Je pensais faire cet article prochainement, à tête reposée et en ayant laissé passer la polémique autour de mon bannissement pour, à priori une illustration avec des seins nus. Je dis à priori, parce qu’en fait, 12 images furent signalés, y compris un encadré avec du texte sans aucun contenu illicite et sans aucune précision sur la décision de bannissement autre que « vous contrevenez aux standards de la communauté bla bla… »

Mais dans la foulée de mon bannissement, 24 heures plus tard, Alysia, ma compagne, se fait bannir elle aussi pour 24 heures. On pourrait dire qu’elle l’a cherché, appliquant à la lettre le contenu des standards de la communauté qui autorisent le nu artistique. C’est techniquement écrit noir sur blanc, c’est dans les faits tourné de telle manière que je n’ai toujours pas saisi en détail ce qu’ils appellent « photos de nus artistiques »  et je n’ai reçu aucune réponse à mes questions… J’en viens à me demander où sont les humains dans ce truc ?

J’explique tout, donc, oui, c’est long à lire… donc passez direct (et évitez alors de commenter sur les réseaux sociaux), soit… bon courage et merci de votre patience !

Ubu-roi

Enfin bref. Alysia a partagé, fâchée et sur un coup de tête, sa propre collection d’œuvres dénudés, illustrations et rendus 3D, paf, bannissement 24 heures etc. On pourrait dire que cela confirme juste que Facebook applique… non que facebook n’applique pas ses règles publiques, mais ses propres codes, sans doutes, comme le mentionne ici Stéphane Gallay et comme me l’a confirmé un ami fort versé dans la technologie des réseaux sociaux, sur la veille de robots chargés d’intervenir statistiquement quand un certain seuil de signalements d’un élément par des membres de Facebook est atteint, et bannir de manière plus ou moins automatique.

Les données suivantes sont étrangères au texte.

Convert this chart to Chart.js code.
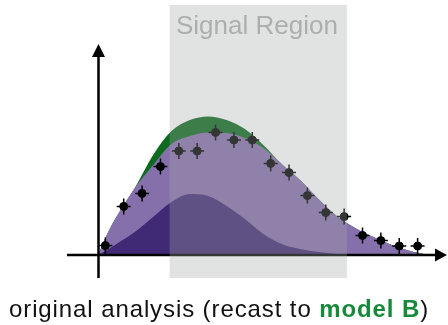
<!DOCTYPE html>
<html>
<head>
<meta charset="utf-8">
<script src="https://cdn.jsdelivr.net/npm/chart.js@4"></script>
<style>
  body { margin: 0; background: #fff; }
  #wrap { position: relative; width: 448px; height: 325px; overflow: hidden; }
  #sr { position: absolute; left: 176px; top: 12px; font: 26px "Liberation Sans", Arial, sans-serif; line-height: 26px; color: #adaeae; white-space: nowrap; }
  #cap { position: absolute; left: 9px; top: 297px; font: 24px "Liberation Sans", Arial, sans-serif; line-height: 24px; letter-spacing: 0.9px; color: #111; white-space: nowrap; }
  #cap b { color: #16893a; }
</style>
</head>
<body>
<div id="wrap">
  <canvas id="chart" width="448" height="325"></canvas>
  <div id="sr">Signal Region</div>
  <div id="cap">original analysis (recast to <b>model B</b>)</div>
</div>
<script>
// curves (smooth shapes)
const curveX = [0, 0.5, 1, 2, 3, 4, 5, 6, 7, 8, 9, 10, 11, 12, 13, 14, 15, 16, 17, 18];
const bkgA = [0, 2.5, 5.5, 11.5, 19, 26.5, 30.5, 29.5, 24.5, 18, 10.5, 5.5, 3, 1.5, 0.5, 0, 0, 0, 0, 0];
const bkgTotal = [0, 10.5, 19, 33.5, 45, 55.5, 59.5, 61.3, 61, 58.5, 53.5, 45.5, 37.5, 28, 19.5, 13.5, 9, 5, 2, 0];
const withSignal = [0, 10.5, 19, 33.5, 50, 62, 67.5, 69.3, 67.5, 63, 55, 45.5, 37.5, 28, 19.5, 13.5, 9, 5, 2, 0];

// data points
const pointX = [0.4, 1.4, 2.4, 3.4, 4.4, 5.4, 6.4, 7.4, 8.4, 9.4, 10.4, 11.4, 12.4, 13.4, 14.4, 15.4, 16.4, 17.4];
const pointY = [4.7, 24.3, 30.8, 44.2, 52, 52, 61.3, 57.5, 57.5, 45.8, 41.2, 29.7, 21.2, 19.2, 9.8, 7.2, 4.5, 4.5];
const yErr = [4, 4, 4, 4, 4, 4, 4, 4, 4, 4, 4, 4, 4, 4, 4, 4, 4, 4];
const xErr = 0.38;

// signal region
const sigLo = 3.9, sigHi = 13.55;
const sigTop = 125, sigBottom = -11.5;

const pts = (xs, ys) => xs.map((x, i) => ({ x: x, y: ys[i] }));

const area = (data, color) => ({
  type: "line",
  data: data,
  fill: "origin",
  backgroundColor: color,
  borderWidth: 0,
  pointRadius: 0,
  cubicInterpolationMode: "monotone",
});

const errorBars = {
  id: "errorBars",
  beforeDatasetDraw(chart, args) {
    if (args.index !== 0) return;
    const x = chart.scales.x, y = chart.scales.y, ctx = chart.ctx;
    ctx.save();
    ctx.strokeStyle = "#000";
    ctx.lineWidth = 1.5;
    pointX.forEach((px, i) => {
      const cx = x.getPixelForValue(px), cy = y.getPixelForValue(pointY[i]);
      ctx.beginPath();
      ctx.moveTo(x.getPixelForValue(px - xErr), cy);
      ctx.lineTo(x.getPixelForValue(px + xErr), cy);
      ctx.moveTo(cx, y.getPixelForValue(pointY[i] - yErr[i]));
      ctx.lineTo(cx, y.getPixelForValue(pointY[i] + yErr[i]));
      ctx.stroke();
    });
    ctx.restore();
  },
};

const axesAndRegion = {
  id: "axesAndRegion",
  afterDatasetsDraw(chart) {
    const { ctx, chartArea: a } = chart;
    const x = chart.scales.x, y = chart.scales.y;
    const ox = a.left + 0.5, oy = a.bottom;
    ctx.save();
    // axes with arrows
    ctx.strokeStyle = "#000";
    ctx.fillStyle = "#000";
    ctx.lineWidth = 2.5;
    ctx.beginPath();
    ctx.moveTo(67, oy);
    ctx.lineTo(a.right - 11, oy);
    ctx.moveTo(ox, 278);
    ctx.lineTo(ox, a.top + 12);
    ctx.stroke();
    ctx.beginPath();
    ctx.moveTo(a.right, oy);
    ctx.lineTo(a.right - 12, oy - 6.5);
    ctx.lineTo(a.right - 12, oy + 6.5);
    ctx.closePath();
    ctx.moveTo(ox, a.top - 1);
    ctx.lineTo(ox - 6.5, a.top + 12);
    ctx.lineTo(ox + 6.5, a.top + 12);
    ctx.closePath();
    ctx.fill();
    // signal region overlay
    const l = x.getPixelForValue(sigLo), r = x.getPixelForValue(sigHi);
    const t = y.getPixelForValue(sigTop), b = y.getPixelForValue(sigBottom);
    ctx.fillStyle = "rgba(162, 164, 164, 0.32)";
    ctx.fillRect(l, t, r - l, b - t);
    ctx.restore();
  },
};

new Chart(document.getElementById("chart"), {
  type: "scatter",
  data: {
    datasets: [
      {
        data: pts(pointX, pointY),
        backgroundColor: "#000",
        borderColor: "#000",
        pointRadius: 4,
        pointHoverRadius: 4,
      },
      area(pts(curveX, bkgA), "#412a75"),
      area(pts(curveX, bkgTotal), "#8670ab"),
      area(pts(curveX, withSignal), "#0d6a1f"),
    ],
  },
  options: {
    responsive: false,
    animation: false,
    layout: { autoPadding: false, padding: { left: 98, right: 1, top: 45, bottom: 70 } },
    plugins: { legend: { display: false }, tooltip: { enabled: false } },
    scales: {
      x: { type: "linear", min: 0, max: 19, display: false },
      y: { min: 0, max: 105, display: false },
    },
  },
  plugins: [errorBars, axesAndRegion],
});
</script>
</body>
</html>
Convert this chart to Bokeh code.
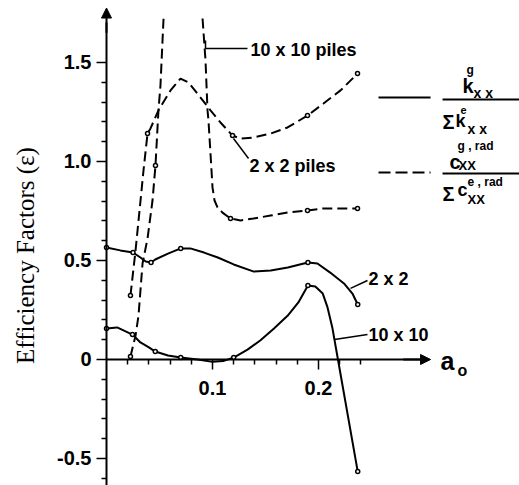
import math
from bokeh.plotting import figure
from bokeh.models import LinearAxis, FixedTicker, Range1d, Label, Arrow, NormalHead
from bokeh.embed import file_html
from bokeh.resources import INLINE

nan = float("nan")

# ---- data ----
a0_2x2 = [0.0, 0.013, 0.025, 0.032, 0.037, 0.042, 0.046, 0.058, 0.070, 0.079, 0.092,
          0.105, 0.12, 0.139, 0.155, 0.171, 0.19, 0.199, 0.211, 0.224, 0.232, 0.237]
eff_2x2 = [0.566, 0.551, 0.54, 0.515, 0.495, 0.49, 0.505, 0.535, 0.561, 0.561, 0.54,
           0.515, 0.48, 0.444, 0.449, 0.465, 0.49, 0.485, 0.439, 0.384, 0.333, 0.278]
mk_2x2 = [0, 2, 5, 8, 16, 21]

a0_10x10 = [0.0, 0.010, 0.0245, 0.032, 0.040, 0.046, 0.058, 0.070, 0.086, 0.100, 0.110,
            0.120, 0.133, 0.145, 0.158, 0.171, 0.181, 0.190, 0.197, 0.204, 0.2085, 0.213,
            0.218, 0.237]
eff_10x10 = [0.157, 0.162, 0.126, 0.086, 0.061, 0.040, 0.020, 0.010, 0.0, -0.012, -0.008,
             0.010, 0.050, 0.096, 0.157, 0.222, 0.288, 0.374, 0.369, 0.333, 0.263, 0.162,
             0.01, -0.566]
mk_10x10 = [0, 2, 5, 7, 11, 17, 23]

a0_2x2_piles = [0.0226, 0.0274, 0.0321, 0.0349, 0.0387, 0.0415, 0.049, 0.0604, 0.0698,
                0.0774, 0.0887, 0.0981, 0.1075, 0.1189, 0.1264, 0.1387, 0.1547, 0.1708,
                0.1896, 0.2047, 0.2208, 0.2368]
eff_2x2_piles = [0.323, 0.551, 0.803, 0.955, 1.141, 1.167, 1.258, 1.359, 1.419, 1.399,
                 1.323, 1.258, 1.197, 1.131, 1.116, 1.121, 1.141, 1.172, 1.232, 1.293,
                 1.359, 1.444]
mk_2x2_piles = [0, 4, 13, 18, 21]

a0_10x10_piles = [0.0226, 0.0274, 0.0302, 0.034, 0.0387, 0.0434, 0.0462, 0.049, 0.0509,
                  0.0538, nan, 0.0906, 0.0934, 0.0953, 0.0962, 0.0981, 0.1, 0.1019, 0.1047,
                  0.1094, 0.117, 0.1264, 0.1387, 0.1547, 0.1708, 0.1896, 0.2047, 0.2208,
                  0.2368]
eff_10x10_piles = [0.015, 0.121, 0.222, 0.485, 0.611, 0.803, 0.98, 1.258, 1.384, 1.722,
                   nan, 1.722, 1.51, 1.258, 1.207, 1.04, 0.869, 0.803, 0.768, 0.742, 0.712,
                   0.702, 0.712, 0.727, 0.742, 0.753, 0.763, 0.763, 0.763]
mk_10x10_piles = [0, 6, 20, 25, 28]

y_major = [-0.5, 0.0, 0.5, 1.0, 1.5]
y_major_labels = ["-0.5", "0", "0.5", "1.0", "1.5"]
y_minor = [-0.6, -0.4, -0.3, -0.2, -0.1, 0.1, 0.2, 0.3, 0.4, 0.6, 0.7, 0.8, 0.9,
           1.1, 1.2, 1.3, 1.4]
x_major = [0.1, 0.2]
x_major_labels = ["0.1", "0.2"]
x_minor = [0.02, 0.04, 0.06, 0.08, 0.12, 0.14, 0.16, 0.18, 0.22, 0.24]

SANS = "Liberation Sans"

p = figure(width=519, height=485, min_border=0, output_backend="svg",
           toolbar_location=None, x_axis_type=None, y_axis_type=None,
           x_range=Range1d(-0.1, 0.3896), y_range=Range1d(-0.6364, 1.8131))
p.outline_line_color = None
p.background_fill_color = "white"
p.border_fill_color = "white"


def style_axis(ax, standoff):
    ax.axis_line_width = 2
    ax.major_tick_out = 10
    ax.major_tick_in = 0
    ax.minor_tick_out = 5
    ax.minor_tick_in = 0
    ax.major_tick_line_width = 1.5
    ax.minor_tick_line_width = 1.5
    ax.major_label_standoff = standoff
    ax.major_label_text_font = SANS
    ax.major_label_text_font_style = "bold"
    ax.major_label_text_font_size = "20px"
    ax.major_label_text_color = "black"


# y axis at a0 = 0
yax = LinearAxis(ticker=FixedTicker(ticks=y_major, minor_ticks=y_minor), fixed_location=0)
yax.major_label_overrides = {t: s for t, s in zip(y_major, y_major_labels)}
yax.bounds = (-0.64, 1.7)
style_axis(yax, 5)
p.add_layout(yax, "left")

# x axis at value 0
xax = LinearAxis(ticker=FixedTicker(ticks=x_major, minor_ticks=x_minor), fixed_location=0)
xax.major_label_overrides = {t: s for t, s in zip(x_major, x_major_labels)}
xax.bounds = (0, 0.3)
style_axis(xax, 12)
p.add_layout(xax, "below")

# axis arrows
p.add_layout(Arrow(end=NormalHead(size=10, fill_color="black", line_color="black"),
                   x_start=0, y_start=1.65, x_end=0, y_end=1.775, line_width=2))
p.add_layout(Arrow(end=NormalHead(size=10, fill_color="black", line_color="black"),
                   x_start=0.28, y_start=0, x_end=0.3057, y_end=0, line_width=2))

# curves
p.line(a0_2x2, eff_2x2, line_width=2, color="black")
p.line(a0_10x10, eff_10x10, line_width=2, color="black")
p.line(a0_2x2_piles, eff_2x2_piles, line_width=2, color="black", line_dash="10 5")
p.line(a0_10x10_piles, eff_10x10_piles, line_width=2, color="black", line_dash="10 5")

for xs, ys, idx in [(a0_2x2, eff_2x2, mk_2x2), (a0_10x10, eff_10x10, mk_10x10),
                    (a0_2x2_piles, eff_2x2_piles, mk_2x2_piles),
                    (a0_10x10_piles, eff_10x10_piles, mk_10x10_piles)]:
    p.scatter([xs[i] for i in idx], [ys[i] for i in idx], size=4, marker="circle",
              fill_color="white", line_color="black", line_width=1.5)

# leader lines
p.line([0.0934, 0.0934, 0.133], [1.611, 1.571, 1.571], line_width=1.5, color="black")
p.line([0.1198, 0.134], [1.116, 1.015], line_width=1.5, color="black")
p.line([0.2302, 0.2462], [0.359, 0.399], line_width=1.5, color="black")
p.line([0.2151, 0.2462], [0.101, 0.126], line_width=1.5, color="black")


def lab(x, y, text, size, bold=True, align="left", baseline="middle", font=SANS, angle=0):
    p.add_layout(Label(x=x, y=y, text=text, text_font=font, text_font_size=size,
                       text_font_style="bold" if bold else "normal", text_align=align,
                       text_baseline=baseline, angle=angle, text_color="black"))


lab(0.1358, 1.561, "10 x 10 piles", "18px")
lab(0.1349, 0.975, "2 x 2 piles", "18px")
lab(0.2472, 0.409, "2 x 2", "18px")
lab(0.2472, 0.126, "10 x 10", "18px")
lab(0.3151, -0.01, "a", "25px")
lab(0.3311, -0.055, "o", "16px")
lab(-0.0764, 0.525, "Efficiency Factors (\u03b5)", "25px", bold=False, align="center",
    font="Liberation Serif", angle=math.pi / 2)

# legend
p.line([0.2566, 0.3057], [1.323, 1.323], line_width=2, color="black")
p.line([0.2566, 0.3057], [0.944, 0.944], line_width=2, color="black", line_dash="12 5")
p.line([0.317, 0.395], [1.313, 1.313], line_width=2, color="black")
p.line([0.317, 0.395], [0.939, 0.939], line_width=2, color="black")
# k^g_xx / Σ k^e_xx
lab(0.3358, 1.382, "k", "20px")
lab(0.3396, 1.462, "g", "12px")
lab(0.3462, 1.348, "x x", "14px")
lab(0.317, 1.197, "\u03a3", "20px")
lab(0.3292, 1.205, "k", "18px")
lab(0.3340, 1.258, "e", "11px")
lab(0.3406, 1.162, "x x", "14px")
# c^{g,rad}_xx / Σ c^{e,rad}_xx
lab(0.3236, 0.995, "c", "20px")
lab(0.3311, 1.076, "g , rad", "12px")
lab(0.3321, 0.98, "XX", "13px")
lab(0.317, 0.838, "\u03a3", "20px")
lab(0.3311, 0.854, "c", "18px")
lab(0.3406, 0.894, "e , rad", "12px")
lab(0.3406, 0.808, "XX", "13px")

open("out.html", "w").write(file_html(p, INLINE))
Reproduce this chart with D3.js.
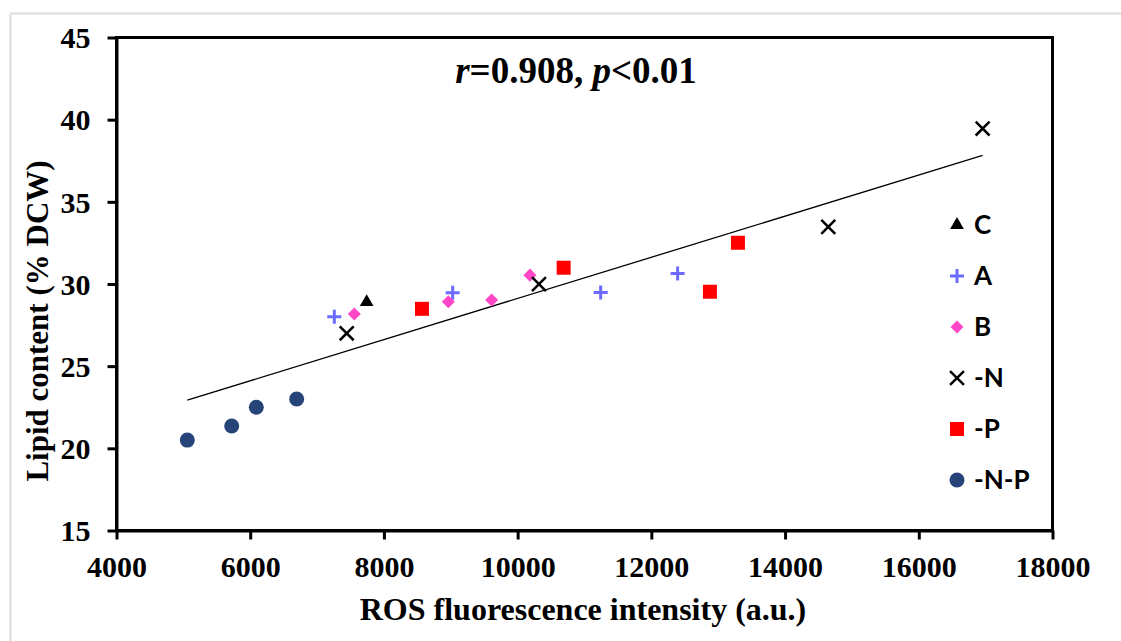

L’expérience était intéressante, la leçon apprise – Facebook est mauvais joueur, acariâtre, arbitraire et aussi un peu con – l’affaire aurait pu s’arrêter là.

Ce matin, Alysia est bannie trois jours. Une des photos sur son mur, qui entre dans le cadre de, je cite : « les photos de peintures, sculptures et autres œuvres d’art illustrant des personnages nus » qui sont donc autorisés, et une photo qui n’avait PAS été retiré ni signalée après ses 24 heures de bannissement, lui vaut d’être bannie de nouveau, 3 jours !

Nous sommes en pleine scène de théatre d’Ubu-Roi. Le gag est que la photo incriminée est TOUJOURS sur la page et le mur de mon Ange. Étant la seule photo présentant du nu sur la dizaine de photos signalés, elle est bannie trois jours par la seule photo qui pourrait causer des soucis, qui, elle, n’est pas retiré.

Vous le sentez, mon sarcasme devant une telle absurdité ?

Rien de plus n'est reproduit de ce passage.